= The Pattersons =

Irish folk band

The Pattersons were an Irish folk band from County Donegal in Ulster during the 1960s and 1970s. Originally consisting of Billy, Ronnie, Christine and Dorothy, they became a trio in 1969 when Dorothy left. The group released 5 LPs and achieved international recognition in the 1970s. They are remembered for their 13 appearances on the Morecambe & Wise show.

==Personal details ==
Ronnie Patterson married Rhona Duffy and produced two daughters, Stephanie and Gillian. He retired from RTÉ and now lives near Ramelton in the north of County Donegal.
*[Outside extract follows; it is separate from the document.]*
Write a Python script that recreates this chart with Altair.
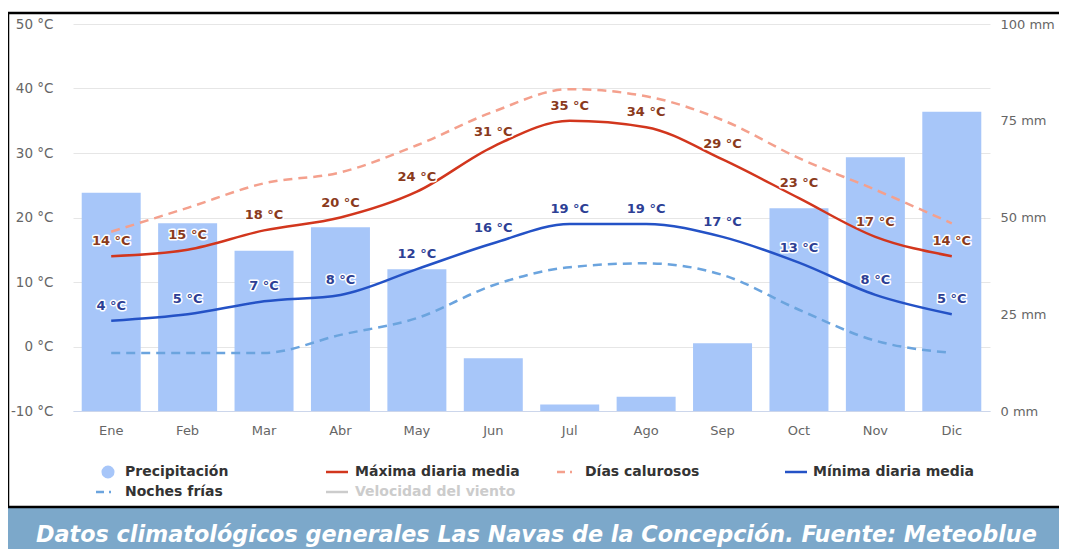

Christine Patterson married Dr. Michael O'Dowd and they have four children, Katy, Clare, Michael and David. They reside in Bearna in Connemara, County Galway, in the West of Ireland.

Billy Patterson married Carmel Gallagher and had three children, Aran, Iona and Adam. They now live in Manorcunningham, a village in The Laggan district in the east of County Donegal. Billy also has three daughters by his first marriage to Jane. These daughters are Kiera, Jacqueline and Lizzie.

Dorothy Patterson married Bill Orr and they have three children, Tory, Ailsa and Christopher. They lived near Dungloe in The Rosses in the west of County Donegal. Dorothy died in 2009.